20. April 2012: Aufgestanden. Teekochen. Im Radio DLF das Diskussionsthema „die geprügelte Generation“. Die Autorin ist im Studio. Berichtet. Es triggert mich und ich schalte ab. Schalte wieder ein und wieder ab und wieder ein … Will zuhören und kann es nicht. Infantilisiere in der Folge im Verlauf des Morgens und werde ein Bär. Erst im Fahrstuhl zur Therapie löse ich mich aus der Rolle. Doch noch zu Beginn der Stunde bin ich brummig und trotzig.

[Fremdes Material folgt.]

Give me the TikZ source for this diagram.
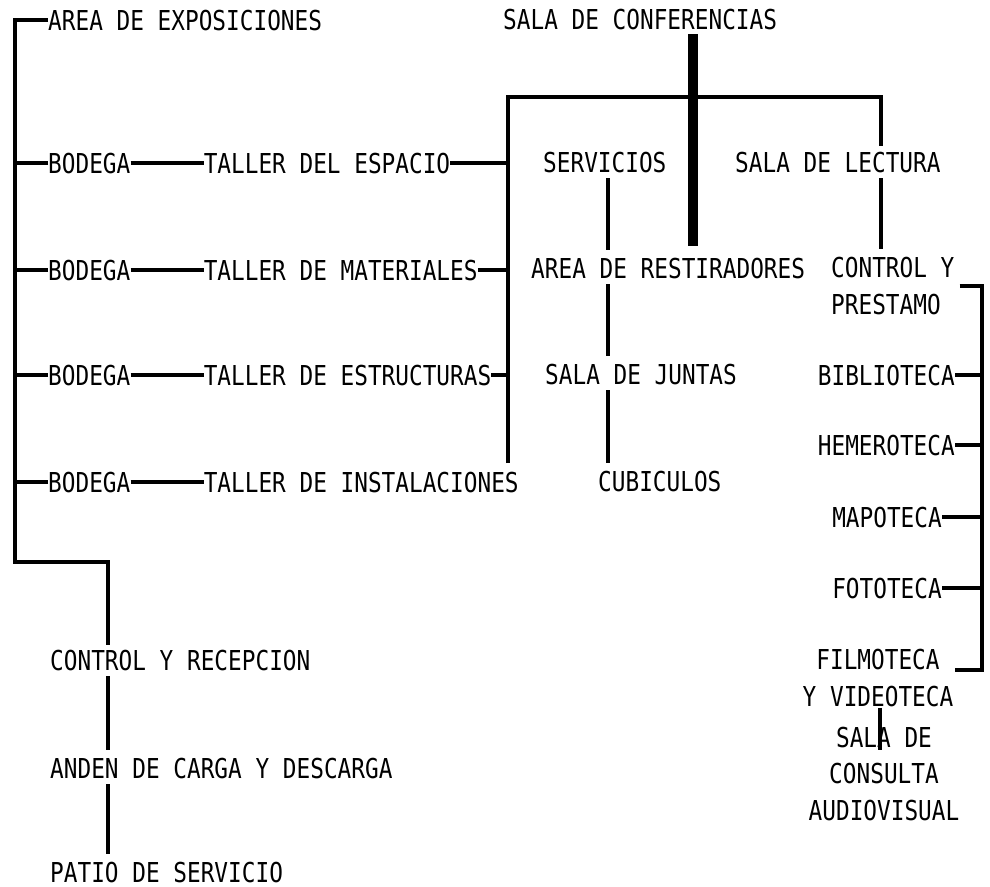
\documentclass[tikz,border=0pt]{standalone}
\usepackage{fontspec}
\usepackage{tikz}
\usetikzlibrary{positioning}
\newfontfamily\lettfont[FakeStretch=0.83]{DejaVu Sans Mono}
\newcommand{\lett}{\lettfont\fontsize{27.4}{36.5}\selectfont}

\begin{document}
\begin{tikzpicture}[x=1pt, y=-1pt, main/.style = {inner sep=0pt, anchor=west, font=\lett, text height=20pt, text depth=0pt}, multi/.style = {inner sep=0pt, font=\lett}, link/.style = {line width=3.8pt}, vlink/.style = {link, shorten <=6pt, shorten >=8pt}, heavy/.style = {line width=10pt, shorten <=5pt, shorten >=12pt}]
	\useasboundingbox (0,0) rectangle (990,886);
	\node[main] (expo) at (48,20) {AREA DE EXPOSICIONES};
	\node[main] (confer) at (503,19) {SALA DE CONFERENCIAS};
	\node[main] (bod1) at (48,163) {BODEGA};
	\node[main] (bod2) at (48,270) {BODEGA};
	\node[main] (bod3) at (48,375) {BODEGA};
	\node[main] (bod4) at (48,482) {BODEGA};
	\node[main] (tal1) [right=73pt of bod1] {TALLER DEL ESPACIO};
	\node[main] (tal2) [right=73pt of bod2] {TALLER DE MATERIALES};
	\node[main] (tal3) [right=73pt of bod3] {TALLER DE ESTRUCTURAS};
	\node[main] (tal4) [right=73pt of bod4] {TALLER DE INSTALACIONES};
	\node[main] (serv) at (543,162) {SERVICIOS};
	\node[main] (lect) at (735,162) {SALA DE LECTURA};
	\node[main] (restir) at (531,268) {AREA DE RESTIRADORES};
	\node[main] (juntas) at (545,374) {SALA DE JUNTAS};
	\node[main] (cubic) at (598,481) {CUBICULOS};
	\node[multi, anchor=west, align=left] (ctrl) at (831,286) {CONTROL Y\\PRESTAMO};
	\node[main, anchor=east] (biblio) at (955,375) {BIBLIOTECA};
	\node[main, anchor=east] (hemero) at (955,445) {HEMEROTECA};
	\node[main, anchor=east] (mapo) at (942,517) {MAPOTECA};
	\node[main, anchor=east] (foto) at (942,588) {FOTOTECA};
	\node[multi, align=center] (film) at (878,678) {FILMOTECA\\Y VIDEOTECA};
	\node[multi, align=center] (audio) at (884,774) {SALA DE\\CONSULTA\\AUDIOVISUAL};
	\node[main] (recep) at (50,660) {CONTROL Y RECEPCION};
	\node[main] (anden) at (50,768) {ANDEN DE CARGA Y DESCARGA};
	\node[main] (patio) at (50,872) {PATIO DE SERVICIO};
	\coordinate (lbus) at (15,20);
	\coordinate (lfoot) at (108,562);
	\coordinate (tbusB) at (508,463);
	\coordinate (tbus) at (508,97);
	\coordinate (tbusR) at (881,97);
	\coordinate (bar) at (693,0);
	\coordinate (svc) at (608,0);
	\coordinate (rbus) at (982,287);
	\coordinate (rbusB) at (982,670);
	\coordinate (filmtip) at (955,670);
	\coordinate (avtip) at (880,750);
	\draw[line width=4.5pt, shorten >=5pt] (expo.west) -- (expo.west -| lbus) -- (lbus |- lfoot) -- (lfoot) -- (lfoot |- recep.north);
	\foreach \i in {1,...,4} \draw[link] (bod\i.west) -- (bod\i.west -| lbus);
	\foreach \i in {1,...,4} \draw[link] (bod\i) -- (tal\i);
	\foreach \i in {1,2,3} \draw[link] (tal\i.east) -- (tal\i.east -| tbus);
	\draw[link, shorten >=6pt] (tbusB) -- (tbus) -- (tbusR) -- (tbusR |- lect.north);
	\draw[vlink] (tbusR |- lect.south) -- (tbusR |- ctrl.north);
	\draw[heavy] (bar |- confer.south) -- (bar |- restir.north);
	\draw[vlink] (svc |- serv.south) -- (svc |- restir.north);
	\draw[vlink] (svc |- restir.south) -- (svc |- juntas.north);
	\draw[vlink] (svc |- juntas.south) -- (svc |- cubic.north);
	\draw[link] ([xshift=5pt]ctrl.east) -- (ctrl.east -| rbus) -- (rbusB) -- (filmtip);
	\foreach \n in {biblio,hemero,mapo,foto} \draw[link] (\n.east) -- (\n.east -| rbus);
	\draw[link, shorten <=1pt] (film.south -| avtip) -- (avtip);
	\draw[vlink] (lfoot |- recep.south) -- (lfoot |- anden.north);
	\draw[vlink] (lfoot |- anden.south) -- (lfoot |- patio.north);
\end{tikzpicture}
\end{document}
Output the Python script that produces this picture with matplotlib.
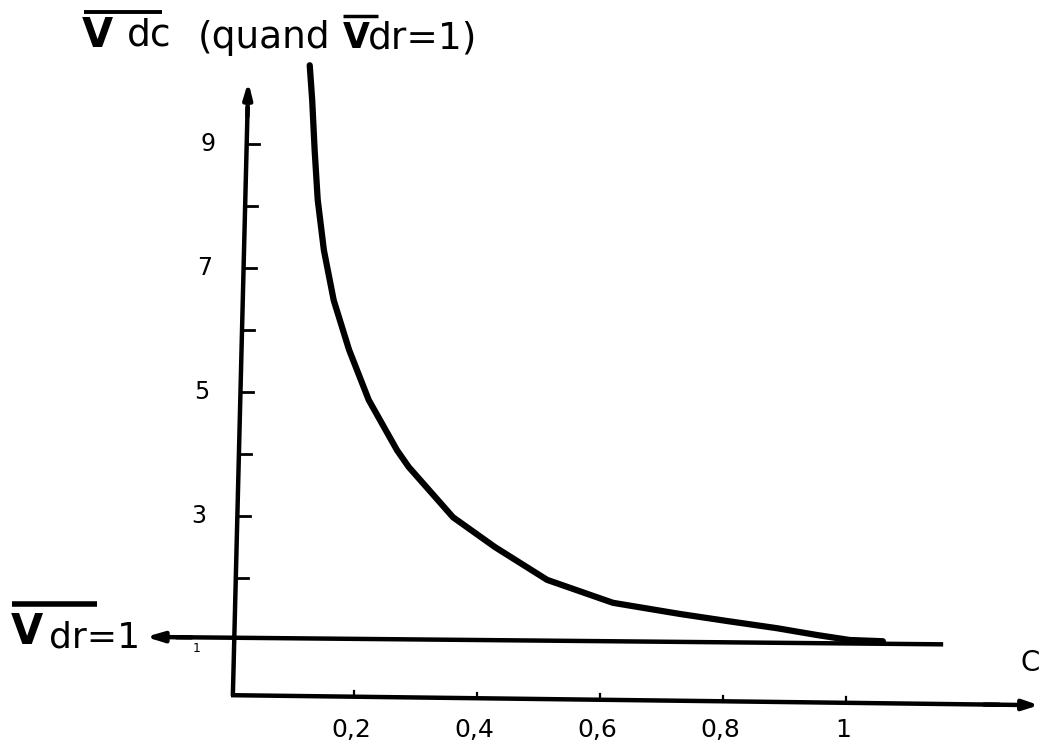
import matplotlib
matplotlib.use("Agg")
import matplotlib.pyplot as plt

# Data
c_values = [0.128, 0.132, 0.136, 0.141, 0.151, 0.167, 0.192, 0.224, 0.270,
            0.289, 0.361, 0.429, 0.514, 0.621, 0.730, 0.811, 0.888, 0.953,
            1.006, 1.06]
v_values = [10.27, 9.71, 8.90, 8.10, 7.29, 6.48, 5.68, 4.87, 4.06,
            3.79, 2.98, 2.50, 1.97, 1.60, 1.42, 1.30, 1.19, 1.08,
            1.00, 0.98]
x_ticks = [0.2, 0.4, 0.6, 0.8, 1.0]
x_tick_labels = ["0,2", "0,4", "0,6", "0,8", "1"]
y_ticks = [2, 3, 4, 5, 6, 7, 8, 9]
y_label_values = [3, 5, 7, 9]
y_tick_labels = ["3", "5", "7", "9"]

W, H = 1043, 744
fig = plt.figure(figsize=(W / 100, H / 100), dpi=100)
ax = fig.add_axes([0, 0, 1, 1])
# layout mapping: x_px = 231 + 615*c ; y_px = 702 - 62*v
ax.set_xlim(-231 / 615, (W - 231) / 615)
ax.set_ylim((702 - H) / 62, 702 / 62)
ax.axis("off")


def P(px, py):
    """pixel position (from top-left) -> data coordinates (for annotations)"""
    return (px - 231) / 615, (702 - py) / 62


black = "black"
lw_axis = 3.2
FONT = "DejaVu Sans"

# y-axis (slightly tilted, as drawn by hand)
def yaxis_x(v):
    return 0.003 + (0.028 - 0.003) * (v - 0.1) / (9.98 - 0.1)

ax.plot([yaxis_x(0.1), yaxis_x(9.6)], [0.1, 9.6], color=black, lw=lw_axis,
        solid_capstyle="butt")
ax.annotate("", xy=(yaxis_x(10.05), 10.05), xytext=(yaxis_x(9.4), 9.4),
            arrowprops=dict(arrowstyle="-|>,head_length=0.9,head_width=0.25",
                            color=black, lw=lw_axis))
for t in y_ticks:
    x0 = yaxis_x(t)
    ax.plot([x0, x0 + 0.02], [t, t], color=black, lw=2.0)
for v, lab in zip(y_label_values, y_tick_labels):
    ax.text(yaxis_x(v) - 0.063, v, lab, ha="center", va="center",
            fontsize=17, family=FONT)

# x-axis (slightly tilted)
def xaxis_y(c):
    return 0.11 + (-0.05 - 0.11) * c / 1.3

ax.plot([0.0, 1.25], [xaxis_y(0.0), xaxis_y(1.25)], color=black, lw=lw_axis,
        solid_capstyle="butt")
ax.annotate("", xy=(1.318, xaxis_y(1.318)), xytext=(1.22, xaxis_y(1.22)),
            arrowprops=dict(arrowstyle="-|>,head_length=0.9,head_width=0.3",
                            color=black, lw=lw_axis))
for t, lab in zip(x_ticks, x_tick_labels):
    y0 = xaxis_y(t)
    ax.plot([t, t], [y0, y0 + 0.09], color=black, lw=1.6)
    ax.text(t - 0.005, -0.45, lab, ha="center", va="center",
            fontsize=18, family=FONT)
ax.text(*P(1030, 663), "C", ha="center", va="center", fontsize=20,
        family=FONT)

# horizontal line at 1 with arrow pointing left
def hline_y(c):
    return 1.05 + (0.93 - 1.05) * (c + 0.143) / (1.158 + 0.143)

ax.plot([-0.09, 1.158], [hline_y(-0.09), hline_y(1.158)], color=black,
        lw=lw_axis, solid_capstyle="butt")
ax.annotate("", xy=(-0.143, hline_y(-0.143)), xytext=(-0.06, hline_y(-0.06)),
            arrowprops=dict(arrowstyle="-|>,head_length=1.0,head_width=0.3",
                            color=black, lw=lw_axis))
ax.text(*P(197, 648), "1", ha="center", va="center", fontsize=9, family=FONT)

# left label: radical drawn as bold V with overline, then "dr=1"
ax.text(*P(27, 632), "V", ha="center", va="center", fontsize=30,
        fontweight="bold", family=FONT)
x0, y0 = P(12, 604)
x1, _ = P(97, 604)
ax.plot([x0, x1], [y0, y0], color=black, lw=4.0, solid_capstyle="butt")
ax.text(*P(49, 638), "dr=1", ha="left", va="center", fontsize=26,
        family=FONT)

# curve
ax.plot(c_values, v_values, color=black, lw=4.5, solid_capstyle="round",
        solid_joinstyle="round")

# title: "V dc (quand V dr=1)" with hand-drawn radicals
ax.text(*P(97, 36), "V", ha="center", va="center", fontsize=29,
        fontweight="bold", family=FONT)
x0, y0 = P(84, 12)
x1, _ = P(162, 12)
ax.plot([x0, x1], [y0, y0], color=black, lw=2.8, solid_capstyle="butt")
ax.text(*P(127, 36), "dc", ha="left", va="center", fontsize=27, family=FONT)
ax.text(*P(198, 38), "(quand", ha="left", va="center", fontsize=27,
        family=FONT)
ax.text(*P(356, 38), "V", ha="center", va="center", fontsize=25,
        fontweight="bold", family=FONT)
x0, y0 = P(343, 16)
x1, _ = P(378, 16)
ax.plot([x0, x1], [y0, y0], color=black, lw=2.5, solid_capstyle="butt")
ax.text(*P(368, 38), "dr=1)", ha="left", va="center", fontsize=27,
        family=FONT)

fig.savefig("out.png", dpi=100, facecolor="white")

Die Frage, wie es mir geht, bleibt offen, da ich mich mal wieder nicht finden mag.
Die Stunde formt sich, das Thema Schuld wird weiträumig umgangen. Ich kann mich ihm nicht nähern. Es ist zuviel Angst in mir. Angst davor, dass das Böse mich berühren könnte, dass etwas aufscheint, was mich einst übermannte. Angst davor, dass ich entschwinden könnte.
Ich spreche von der Radiosendung zuvor, um ein Beispiel von meiner Angst zu geben, aber auch von einem Schuldkomplex, über den ich durchaus sprechen kann. Ich beginne von Andi zu erzählen. Erzähle von unserer Verwahrlosung zu Drogenzeiten, von unserer Vernachlässigung des Kindes und meiner Hilflosigkeit, als ich ihn mit einem Kochlöffel – den dummen Rat einer Mutter aus der Nachbarschaft erinnernd und folgend – auf den Hintern schlug. Wie ich mich darob schämte. Und wie ich später, durch die Schule gedrängt, sein auffälliges Verhalten zu zügeln, meinte, ihn in Erinnerung an die väterlichen Exekutionen mit einem Stock versohlen zu müssen. Wie er sich das nicht gefallen ließ, was mir imponierte. Darüber sprach ich, und als M.R. meine Trauer und Scham darüber ansprach, flossen die Tränen. Und als sie fragte, was es gäbe, um diese Schuld von mir zu nehmen, wusste ich nichts, denn die Schuld bleibt mir, so mein Empfinden. Und mir fiel ein, wie ich manches Mal in maßlosem Zorn auf ihn einschlug, und was das Kind empfunden haben musste, als es meine Schläge spürte, welche Panik es dabei erlebte. Ich erinnerte ebenso, wie ich mich dafür bei ihm entschuldigte, ihn um Verzeihung bat. – Erinnere gerade beim schreiben den Circulus vitiosus, den ich seinerzeit erkannte, dass meine Scham darüber, meine Grundsätze zu verletzen, im Objekt meiner Wut, den Auslöser meiner Beschämung sah, und darüber die Aggression kumulierte. Ein ebenso affektiver wie fataler Prozess, denn das Objekt meiner Wut war in Wirklichkeit nicht mein Sohn, sondern ich selbst mit meiner verletzten Seele.
Ich sprach auch von unserem Bemühen, die Fehler der Vergangenheit zu beheben. Dem Sohn Liebe und Wärme zu geben. Ihn zu schützen, und ihm beizustehen, auch wenn es manchmal schwer war. Ja, wir standen wohl immer zu ihm. Manchmal schweren Herzens, aber dennoch.
Das war unser erstes Gespräch über Schuld. Als ich ging war ich wieder einmal schwer vor den Kopf gestoßen. Im gehen musste ich wohl heftig dissoziiert haben, denn als ich Ruth auf der Straße fragte, wohin wir gehen würden, wurde sie grantig, schließlich hätte ich bereits im Treppenhaus zweimal gesagt, dass wir den Berg hinauf zum Käfer gehen würden. Ich hatte daran aber keinerlei Erinnerung.